The anti-salt crowd always pushes that it is better to use less salt in cooking and allow people to add salt at the table to suit, which reduces the total salt used. So, not having salt at the table counters this concept.
I'm tired of the anti-salt nonsense. I'm tired of people saying some salt is better than other (like some water tastes better than others). I want to scream when I see the Campbell's commercial where the chef is trying to come up with a healthier reduced salt version of his soup, but maintaining that great Campbell's flavor. "Sea Salt!" is the answer. Because, you know, sodium chloride from a salt mine is different from sodium chloride from the ocean.
Food for thought. H2O is H2O. By definition it is odorless, colorless and tasteless. Any "taste" is something else in the water. Sodium chloride is sodium chloride. Any real distinction means there is something else in the salt. Sorry for the digression.
This will only result in me, and people like me, having to ask for salt. If they tell me I cannot season my food to my own taste, I'll leave - along with everyone else.
Removing salt from restaurant tables moves us a little closer to a world where all seasoning of food is done by state functionaries in government kitchens. Immanentizing the eschaton, one condiment at a time.

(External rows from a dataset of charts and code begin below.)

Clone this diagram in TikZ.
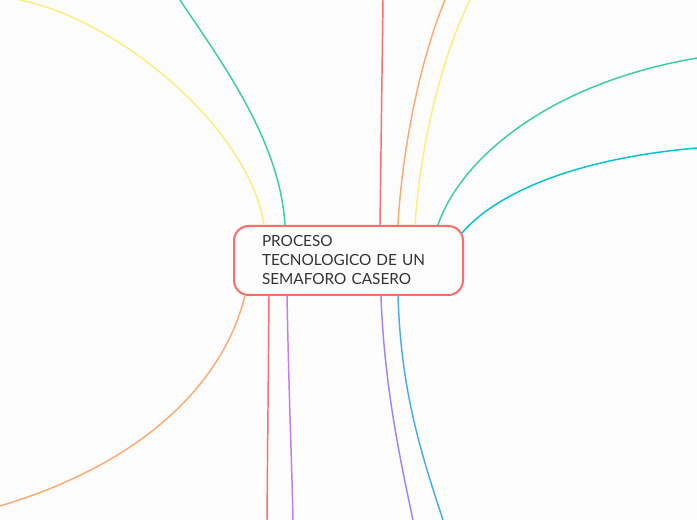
\documentclass[tikz,border=0pt]{standalone}
\usepackage{fontspec}
\setmainfont{Lato}
\usepackage{tikz}
\usetikzlibrary{calc}
\tikzset{every picture/.style={line width=0.75pt}}
\definecolor{fondo}{HTML}{FCFCFC}
\definecolor{texto}{HTML}{333333}
\definecolor{rojo}{HTML}{FF6D6A}
\definecolor{naranja}{HTML}{FFAA70}
\definecolor{amarillo}{HTML}{F9EF7E}
\definecolor{verde}{HTML}{3CCF98}
\definecolor{cian}{HTML}{00C4D2}
\definecolor{azul}{HTML}{4AABF5}
\definecolor{violeta}{HTML}{A383F7}
\definecolor{morado}{HTML}{C57BEB}
\tikzset{rama/.style={line width=1.1pt}}

\begin{document}
\begin{tikzpicture}[x=0.75pt,y=0.75pt,yscale=-1,xscale=1]
\path [fill=fondo] (0,0) rectangle (697,520);
\useasboundingbox (0,0) rectangle (697,520);

% Text Node
\node [draw=rojo, line width=1.5pt, rounded corners=11pt, fill=fondo, minimum width=171.75pt, minimum height=51.75pt, text width=129.75pt, inner xsep=21pt, align=left, text=texto, font=\fontsize{11.5}{14.25}\selectfont] (proc) at (348.5,260.5) {PROCESO\\TECNOLOGICO DE UN\\SEMAFORO CASERO};

% free ends
\coordinate (yl) at (20,0);
\coordinate (gl) at (180,0);
\coordinate (rt) at (383,0);
\coordinate (ot) at (445,0);
\coordinate (yt) at (470,0);
\coordinate (gr) at (697,58);
\coordinate (cr) at (697,148);
\coordinate (ob) at (0,506);
\coordinate (rb) at (267,520);
\coordinate (pb) at (293,520);
\coordinate (vb) at (413,520);
\coordinate (bb) at (443,520);

%Curve Lines
\draw [rama, color=amarillo]  ($(proc.north west)+(31,0)$) .. controls (250,130) and (120,20) .. (yl) ;
%Curve Lines
\draw [rama, color=verde]  ($(proc.north west)+(52,0)$) .. controls (280,140) and (220,60) .. (gl) ;
%Straight Lines
\draw [rama, color=rojo]  ($(proc.north west)+(147,0)$) -- (rt) ;
%Curve Lines
\draw [rama, color=naranja]  ($(proc.north west)+(165,0)$) .. controls (402,150) and (420,60) .. (ot) ;
%Curve Lines
\draw [rama, color=amarillo]  ($(proc.north west)+(182,0)$) .. controls (420,150) and (440,60) .. (yt) ;
%Curve Lines
\draw [rama, color=verde]  ($(proc.north west)+(205,0)$) .. controls (458,165) and (540,85) .. (gr) ;
%Curve Lines
\draw [rama, color=cian]  ($(proc.north east)+(-2,8)$) .. controls (490,200) and (560,160) .. (cr) ;
%Curve Lines
\draw [rama, color=naranja]  ($(proc.south west)+(12,-1)$) .. controls (230,360) and (170,455) .. (ob) ;
%Straight Lines
\draw [rama, color=rojo]  ($(proc.south west)+(36,0)$) -- (rb) ;
%Curve Lines
\draw [rama, color=morado]  ($(proc.south west)+(54,0)$) .. controls (289,400) and (292,470) .. (pb) ;
%Curve Lines
\draw [rama, color=violeta]  ($(proc.south west)+(148,0)$) .. controls (384,380) and (398,450) .. (vb) ;
%Curve Lines
\draw [rama, color=azul]  ($(proc.south west)+(165,0)$) .. controls (401,390) and (420,450) .. (bb) ;

\end{tikzpicture}
\end{document}
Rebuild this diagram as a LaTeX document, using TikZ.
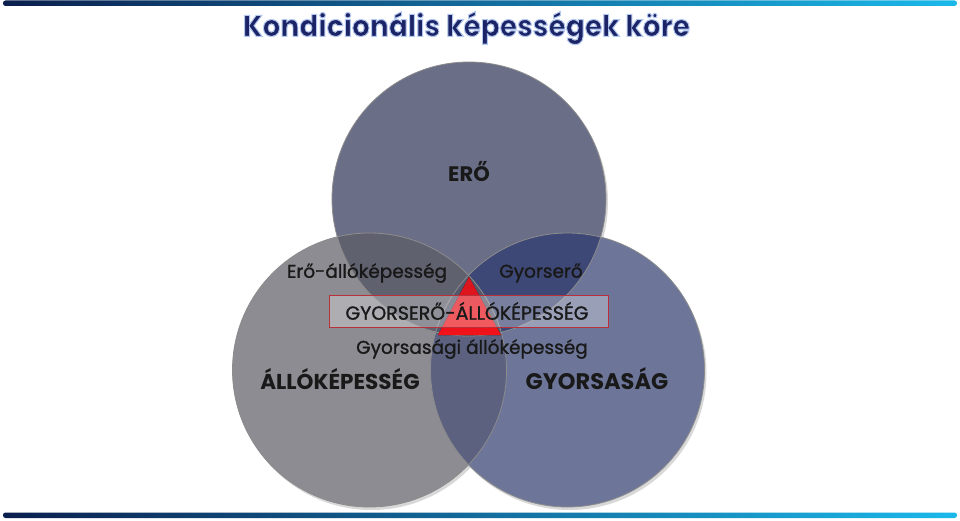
\documentclass[tikz,border=0pt]{standalone}
\usepackage{fontspec}
\setmainfont{Poppins}
\newfontfamily\labelfont{Poppins}[FakeBold=1.2]
\usepackage{graphicx}
\definecolor{topfill}{HTML}{6A6E87}
\definecolor{leftfill}{HTML}{8C8C92}
\definecolor{rightfill}{HTML}{6D7699}
\definecolor{tlfill}{HTML}{60616E}
\definecolor{trfill}{HTML}{3E4876}
\definecolor{lrfill}{HTML}{5C6180}
\definecolor{tlrfill}{HTML}{55586C}
\definecolor{barleft}{HTML}{0B1F4E}
\definecolor{barright}{HTML}{1AB9EA}
\definecolor{titlenavy}{HTML}{1C2466}
\definecolor{boxred}{HTML}{B8303A}
\definecolor{tritop}{HTML}{D8161E}
\definecolor{tribot}{HTML}{F2121A}

\begin{document}
\begin{tikzpicture}[x=1pt,y=-1pt,
  small/.style={font=\labelfont\fontsize{18.5}{18.5}\selectfont, text=black!90, inner sep=0pt},
  big/.style={font=\bfseries\fontsize{21.5}{21.5}\selectfont, text=black!90, inner sep=0pt}]
	\useasboundingbox (0,0) rectangle (960,521);
	\fill[white] (0,0) rectangle (960,521);
	% bars
	\shade[left color=barleft,right color=barright,rounded corners=2.5pt] (3,0.5) rectangle (957,6);
	\shade[left color=barleft,right color=barright,rounded corners=2.5pt] (3,512.5) rectangle (957,518);
	% title, navy letters with a light outline
	\node[inner sep=0pt] (title) at (466.5,28)
		{\resizebox*{447pt}{33pt}{\bfseries\color{titlenavy}\special{pdf:code 2 Tr 0.35 w 0.7 0.78 0.94 RG}Kondicionális képességek köre\special{pdf:code 0 Tr}}};
	% circles
	\coordinate (ce) at (469,199);
	\coordinate (ca) at (369.5,370);
	\coordinate (cg) at (567.5,370);
	\foreach \c in {ce,ca,cg}
		\fill[black!25,opacity=0.6] ([shift={(2,3)}]\c) circle (137);
	\fill[topfill] (ce) circle (137);
	\fill[leftfill] (ca) circle (137);
	\fill[rightfill] (cg) circle (137);
	\begin{scope}
		\clip (ce) circle (137);
		\fill[tlfill] (ca) circle (137);
		\fill[trfill] (cg) circle (137);
	\end{scope}
	\begin{scope}
		\clip (ca) circle (137);
		\fill[lrfill] (cg) circle (137);
		\clip (cg) circle (137);
		\fill[tlrfill] (ce) circle (137);
	\end{scope}
	\foreach \c in {ce,ca,cg}
		\draw[black!45,line width=0.8pt] (\c) circle (137);
	% center
	\fill[top color=tritop,bottom color=tribot] (469,277) -- (438,335) -- (501,335) -- cycle;
	\draw[boxred,fill=white,fill opacity=0.3] (329,295) rectangle (608,327);
	% labels
	\node[big,font=\bfseries\fontsize{21}{21}\selectfont] (ero) at (469,172) {ERŐ};
	\node[small] (eroallo) at (367,273) {Erő-állóképesség};
	\node[small] (gyorsero) at (541,273) {Gyorserő};
	\node[small,font=\labelfont\fontsize{19}{19}\selectfont] (gyorsall) at (467,311) {GYORSERŐ-ÁLLÓKÉPESSÉG};
	\node[small] (gysagall) at (472,349) {Gyorsasági állóképesség};
	\node[big] (allo) at (340,379) {ÁLLÓKÉPESSÉG};
	\node[big,font=\bfseries\fontsize{22.5}{22.5}\selectfont] (gyors) at (597,379) {GYORSASÁG};
\end{tikzpicture}
\end{document}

The people of Ft. Wayne do not have delicate palates. The people of Ft. Wayne do not have delicate anything. I have been to Ft. Wayne. I made the colossal error of ordering a broccoli quiche... sometime around 1986 or so... it looked like broccoli that had knocked over by a very weak cheese storm. It was a disaster. And I realized that, by and large, the "restaurant renaissance" that was going on in so many big cities was happening for a reason. Like the broccoli quiche in Ft. Wayne. You probably still can't get decent broccoli quiche in Ft. Wayne, but you can at least buy a cup of good coffee. You take it where you can get it.